Another bit that keeps me awake at night, is where some of my friendships are going. Sometimes I end up feeling a bit used at the end of the day, in some instances. I try to be a good friend, help people out, but then it becomes tiring, because that’s all I ever end up doing. Help, help, help. I don’t mind helping, but when I get no respect, or worse off, the person never tries to help themselves, what am I supposed to do? I’ve been in those situations before, admittedly. It’s a tough one. Especially when you don’t know how to help yourself. Yikes. But what if you’re just too lazy? Kind of like I am now?
So I guess here’s where we get to the b.) part of my post. I have to (finally) do something about these things I don’t like. It almost sounds hypocritical of me to say things, offering bits of advice in situations like this - especially when I’ve been miserable for about the last three months when it comes to certain places in my life, and haven’t done anything about it, but it really all comes down to taking action against said event you’re not happy with.

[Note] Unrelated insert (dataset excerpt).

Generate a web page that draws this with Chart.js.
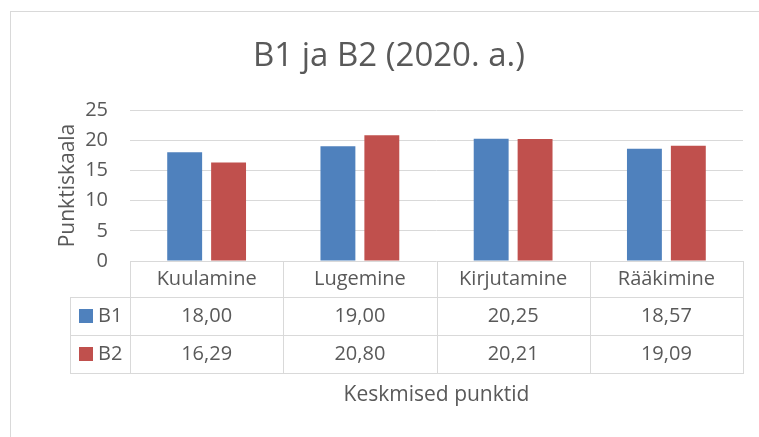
<!DOCTYPE html>
<html>
<head>
<meta charset="utf-8">
<script src="https://cdn.jsdelivr.net/npm/chart.js@4"></script>
<style>
  html, body { margin: 0; padding: 0; background: #fff; }
</style>
</head>
<body>
<canvas id="chart" width="759" height="437"></canvas>
<script>
const categories = ['Kuulamine', 'Lugemine', 'Kirjutamine', 'Rääkimine'];
const seriesNames = ['B1', 'B2'];
const b1Values = [18.00, 19.00, 20.25, 18.57];
const b2Values = [16.29, 20.80, 20.21, 19.09];
const seriesColors = ['#4f81bd', '#c0504d'];
const yTicks = [0, 5, 10, 15, 20, 25];

const lineColor = '#d9d9d9';
const textColor = '#595959';
const fontFamily = "'Open Sans', 'Noto Sans', sans-serif";

Chart.defaults.font.family = fontFamily;
Chart.defaults.color = textColor;

// data table under the plot (Excel style)
const dataTable = {
  id: 'dataTable',
  beforeDraw(chart) {
    const ctx = chart.ctx;
    ctx.save();
    ctx.strokeStyle = lineColor;
    ctx.lineWidth = 1;
    ctx.strokeRect(10.5, 11.5, 760, 440);
    ctx.restore();
  },
  afterDraw(chart) {
    const ctx = chart.ctx;
    const area = chart.chartArea;
    const x = chart.scales.x;
    const rows = [b1Values, b2Values];
    const top = area.bottom;
    const headerH = 36;
    const rowH = 38;
    const legendLeft = 70;
    const bottom = top + headerH + rowH * rows.length;

    const edges = [area.left];
    for (let i = 0; i < categories.length - 1; i++) {
      edges.push((x.getPixelForValue(i) + x.getPixelForValue(i + 1)) / 2);
    }
    edges.push(area.right);

    ctx.save();
    ctx.strokeStyle = lineColor;
    ctx.lineWidth = 1;
    ctx.beginPath();
    edges.forEach(e => {
      const px = Math.round(e) + 0.5;
      ctx.moveTo(px, top);
      ctx.lineTo(px, bottom);
    });
    ctx.moveTo(legendLeft + 0.5, top + headerH);
    ctx.lineTo(legendLeft + 0.5, bottom);
    for (let r = 0; r <= rows.length; r++) {
      const py = Math.round(top + headerH + r * rowH) + 0.5;
      ctx.moveTo(legendLeft, py);
      ctx.lineTo(area.right + 1, py);
    }
    ctx.stroke();

    ctx.font = '20px ' + fontFamily;
    ctx.textBaseline = 'middle';
    rows.forEach((vals, r) => {
      const cy = top + headerH + r * rowH + rowH / 2;
      ctx.fillStyle = seriesColors[r];
      ctx.fillRect(79, Math.round(cy - 7), 14, 14);
      ctx.fillStyle = textColor;
      ctx.textAlign = 'left';
      ctx.fillText(seriesNames[r], 98, cy);
      ctx.textAlign = 'center';
      vals.forEach((v, i) => {
        ctx.fillText(v.toFixed(2).replace('.', ','), x.getPixelForValue(i), cy);
      });
    });
    ctx.restore();
  }
};

new Chart(document.getElementById('chart'), {
  type: 'bar',
  data: {
    labels: categories,
    datasets: [
      { label: seriesNames[0], data: b1Values, backgroundColor: seriesColors[0] },
      { label: seriesNames[1], data: b2Values, backgroundColor: seriesColors[1] }
    ]
  },
  options: {
    responsive: false,
    animation: false,
    devicePixelRatio: 1,
    barPercentage: 0.795,
    categoryPercentage: 0.573,
    layout: { padding: { left: 35, right: 16, top: 0, bottom: 0 } },
    plugins: {
      legend: { display: false },
      tooltip: { enabled: false },
      title: {
        display: true,
        text: 'B1 ja B2 (2020. a.)',
        color: textColor,
        font: { size: 33, weight: 'normal' },
        padding: { top: 37, bottom: 33.4 }
      }
    },
    scales: {
      y: {
        min: 0,
        max: 25,
        afterBuildTicks(scale) { scale.ticks = yTicks.map(v => ({ value: v })); },
        afterFit(scale) { scale.width = 95; },
        ticks: { padding: 22, font: { size: 20 }, color: textColor },
        grid: { color: lineColor, drawTicks: false },
        border: { display: false },
        title: {
          display: true,
          text: 'Punktiskaala',
          color: textColor,
          font: { size: 21 },
          padding: { top: 20, bottom: 0 }
        }
      },
      x: {
        afterFit(scale) { scale.height = 176; },
        ticks: { padding: 6, font: { size: 20 }, color: textColor },
        grid: { display: false, drawTicks: false },
        border: { display: false },
        title: {
          display: true,
          text: 'Keskmised punktid',
          color: textColor,
          font: { size: 21 },
          padding: { top: 0, bottom: 29 }
        }
      }
    }
  },
  plugins: [dataTable]
});
</script>
</body>
</html>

How am I going to change it, therefore making me happy? Well, perhaps I could look for a new job. Perhaps I can make better choices in events I choose to place myself in when it comes to friends. Make the best of my situation now, and make sure the spot’s only temporary, and take action on getting us on to point c.) Happiness.
Life is too short to have it be spent miserable. I need to figure out what would make me happy, that is within my means right now. Matt makes me happy. Perhaps spend more time with him. I want to learn how to golf. Maybe I should look into lessons. Get out. Do stuff. Take more photos. I get in these grooves where something goes wrong, I’m not happy, so I keep not being happy. It’s easier to sit back and complain, realistically, and hope that things get better. And when they don’t, oh man. A new flood of complaints.
So, does a plus b really equal c? Maybe. I think it can, with a little work. It’s the ‘little work’ part that gets you there. Surprisingly, I went into this whole post regretting even typing the first three letters. I wasn’t sure what was going to come about with this, or if I’d feel better, feel worse, etc. I feel better, though I’m not sure why. I haven’t really solved anything, really. It’s amazing how situations that keep floating in your head seem bigger and badder than they really are, the longer they’re not dealt with. Then you write them out on a piece of paper, or what have you, and you’re like, “Oh. Well. Okay…. ” Kind of like I am now.
Tomorrow’s Friday, last day of the week, and I’m going to try to go into it with a positive, more fresh outlook. And I’ll make it my mission to make the best of what can be in the position I currently am in, in life, and maybe eventually I’ll get to c.)